8. Representations and Warranties

Each Party represents and warrants to the other Party that it is duly organized and in good standing under the laws of the jurisdiction of its organization and has full power, authority and legal right to execute, deliver and perform this Agreement, its execution, delivery or performance and that there is no third-party consent required to execute the Agreement.  

9. Confidentiality

(a) The terms and existence of this Agreement are confidential and will not be disclosed by the undersigned except as otherwise agreed in advance by each of the parties hereto (Confidential Information).

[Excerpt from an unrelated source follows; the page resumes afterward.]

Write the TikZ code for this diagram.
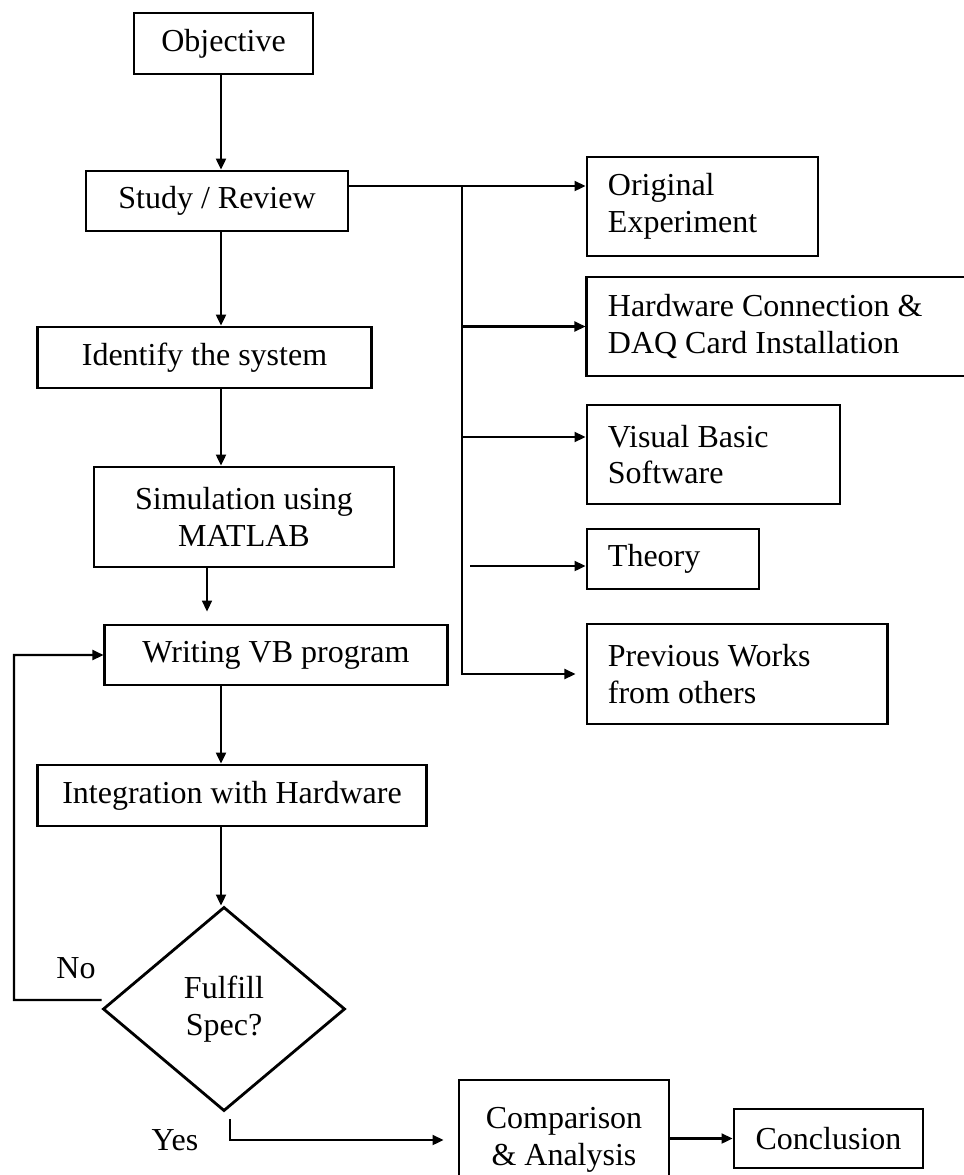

(b) The non-disclosure obligation shall not apply to any disclosure of Confidential Information required by law or regulations. In the event a disclosure of Confidential Information is required by law or regulations (including, without limitation, for tax, audit or regulatory purposes), the disclosing Party shall use all reasonable efforts to arrange for the confidential treatment of the materials and information so disclosed.

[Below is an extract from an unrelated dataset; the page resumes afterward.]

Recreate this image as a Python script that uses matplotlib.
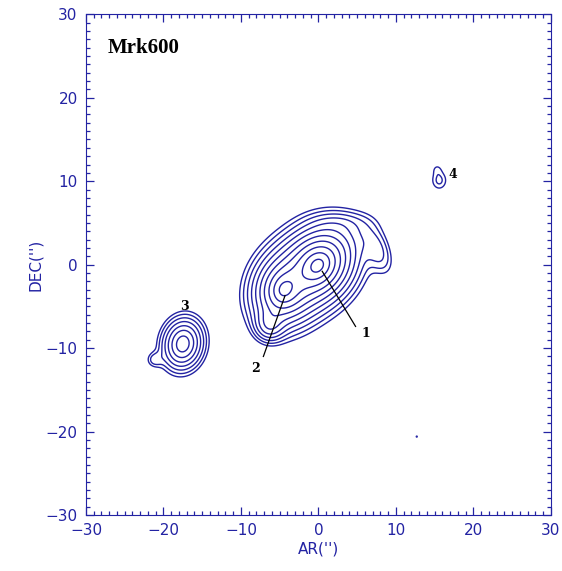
import numpy as np
import matplotlib
matplotlib.use("Agg")
import matplotlib.pyplot as plt

# Flux components (arcsec, arbitrary units)
# core 1, core 2, SW lobe, halo, NE plateau, top ridge, source 3, its bump, source 4, its tip, dot
comp_x = [-0.1, -4.4, -6.3, 3.0, 7.7, 3.0, -17.5, -21.2, 15.6, 15.3, 12.7]
comp_y = [-0.1, -3.0, -7.2, 3.0, 1.6, 5.0, -9.5, -11.4, 10.1, 11.5, -20.6]
comp_amp = [52.0, 33.0, 4.5, 1.1, 2.0, 1.0, 12.5, 1.4, 1.6, 0.7, 1.1]
comp_sx = [2.4, 2.2, 1.6, 4.5, 1.5, 3.5, 1.8, 1.0, 1.2, 0.7, 0.21]
comp_sy = [1.95, 1.9, 1.6, 2.5, 2.8, 1.2, 2.15, 0.9, 1.34, 0.7, 0.21]
comp_theta = [40, 60, 0, 20, 25, 0, -15, 0, 0, 0, 0]
comp_power = [1.2, 1.2, 2, 2, 2, 2, 1.5, 2, 2, 2, 2]

levels = [1.45 ** k for k in range(12)]

labels = ["1", "2", "3", "4"]
label_x = [6.1, -8.1, -17.3, 17.4]
label_y = [-8.3, -12.4, -5.0, 10.8]
pointer_start = [(0.5, -0.8), (-4.3, -3.7)]
pointer_end = [(4.8, -7.4), (-7.1, -11.0)]

blue = "#2323a3"

g = np.arange(-30, 30.001, 0.05)
X, Y = np.meshgrid(g, g)
Z = np.zeros_like(X)
for x0, y0, a, sx, sy, th, p in zip(comp_x, comp_y, comp_amp, comp_sx,
                                     comp_sy, comp_theta, comp_power):
    t = np.deg2rad(th)
    dx, dy = X - x0, Y - y0
    u = dx * np.cos(t) + dy * np.sin(t)
    v = -dx * np.sin(t) + dy * np.cos(t)
    rho = np.sqrt((u / sx) ** 2 + (v / sy) ** 2)
    Z += a * np.exp(-rho ** p)

fig = plt.figure(figsize=(5.62, 5.71), dpi=100)
ax = fig.add_axes([0.153, 0.098, 0.827, 0.877])
ax.contour(X, Y, Z, levels=levels, colors=blue, linewidths=1.0)

for (xs, ys), (xe, ye) in zip(pointer_start, pointer_end):
    ax.plot([xs, xe], [ys, ye], color="black", lw=0.9)
for t, x, y in zip(labels, label_x, label_y):
    ax.text(x, y, t, fontsize=9, fontweight="bold", family="DejaVu Serif",
            ha="center", va="center")

ax.text(-27.2, 26.0, "Mrk600", fontsize=15, fontweight="bold",
        family="Liberation Serif", va="center", ha="left")

ax.set_xlim(-30, 30)
ax.set_ylim(-30, 30)
ax.set_xticks(np.arange(-30, 31, 10))
ax.set_yticks(np.arange(-30, 31, 10))
ax.set_xticks(np.arange(-30, 31, 1), minor=True)
ax.set_yticks(np.arange(-30, 31, 1), minor=True)
fmt = matplotlib.ticker.FuncFormatter(lambda v, p: f"{v:.0f}".replace("-", "\u2212"))
ax.xaxis.set_major_formatter(fmt)
ax.yaxis.set_major_formatter(fmt)
ax.tick_params(which="both", direction="in", top=True, right=True, colors=blue,
               labelcolor=blue, labelsize=11, width=0.9)
ax.tick_params(which="major", length=6, pad=6)
ax.tick_params(which="minor", length=3)
for s in ax.spines.values():
    s.set_color(blue)
ax.set_xlabel("AR('')", color=blue, fontsize=11, labelpad=2)
ax.set_ylabel("DEC('')", color=blue, fontsize=11, labelpad=2)

fig.savefig("out.png", dpi=100)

(c) Nothing herein shall restrict a Party from: 

(i) granting third parties customary due diligence access for purposes of financial, commercial, strategic or similar transactions based on appropriate non-disclosure and non-use agreements or a Party;

(ii) disclosing Confidential Information in order to make use of the rights and to comply with the obligations under this Agreement.

10. Miscellaneous

10.1. Fees and Expenses

Each Party will bear its own respective costs with regards to this Agreement and any actions described therein.

10.2. Taxes

Any and all taxes, custom duties and other public charges imposed on one of the Parties in connection with this Agreement and the transactions contemplated hereby are to be borne by the Party on which such tax, custom duty or public charge is imposed.

10.3. Validity

The present Agreement shall enter into force upon the date of its signature by the Parties hereto.

10.4. Entire agreement

These Terms and Conditions constitutes the entire agreement between the Parties hereto and supersedes all previous oral or written agreement and understandings with respect to the subject matter hereof.

10.5. Counterparts

These Terms and Conditions may be signed in original or electronically in duplicate counterparts. The action of selecting the designated checkbox during the Deposit payment process shall be recognized as a legally valid and binding electronic signature. When executed, each executed counterpart will be considered to be an original, with all executed counterparts taken together constituting one Agreement but two originals.

10.6. Amendments

Any amendment or addition to this contract shall be valid only if made in written form and duly signed by both parties.

10.7. Severability

If any part or provision of this Agreement shall be held to be invalid or unenforceable, the other provisions of this Agreement shall nonetheless remain valid. In this case, the invalid or unenforceable provision shall be replaced (by court order, as the case may be) by a substitute provision that best reflects the intentions of the Parties without being unenforceable, and each Party shall execute all agreements and documents required in this connection. The same shall apply in case of any gap in this Agreement.

11. Governing Law and Jurisdiction

  1. This Agreement shall in all respects be governed by, and construed in accordance with, the substantive laws of Switzerland, to the exclusion of conflict of law principles and the UN Convention on Contracts for the International Sale of Goods (CISG). 
  2. Any dispute arising out or in connection with this Agreement shall exclusively be referred to the courts competent for the City of Lausanne, Switzerland.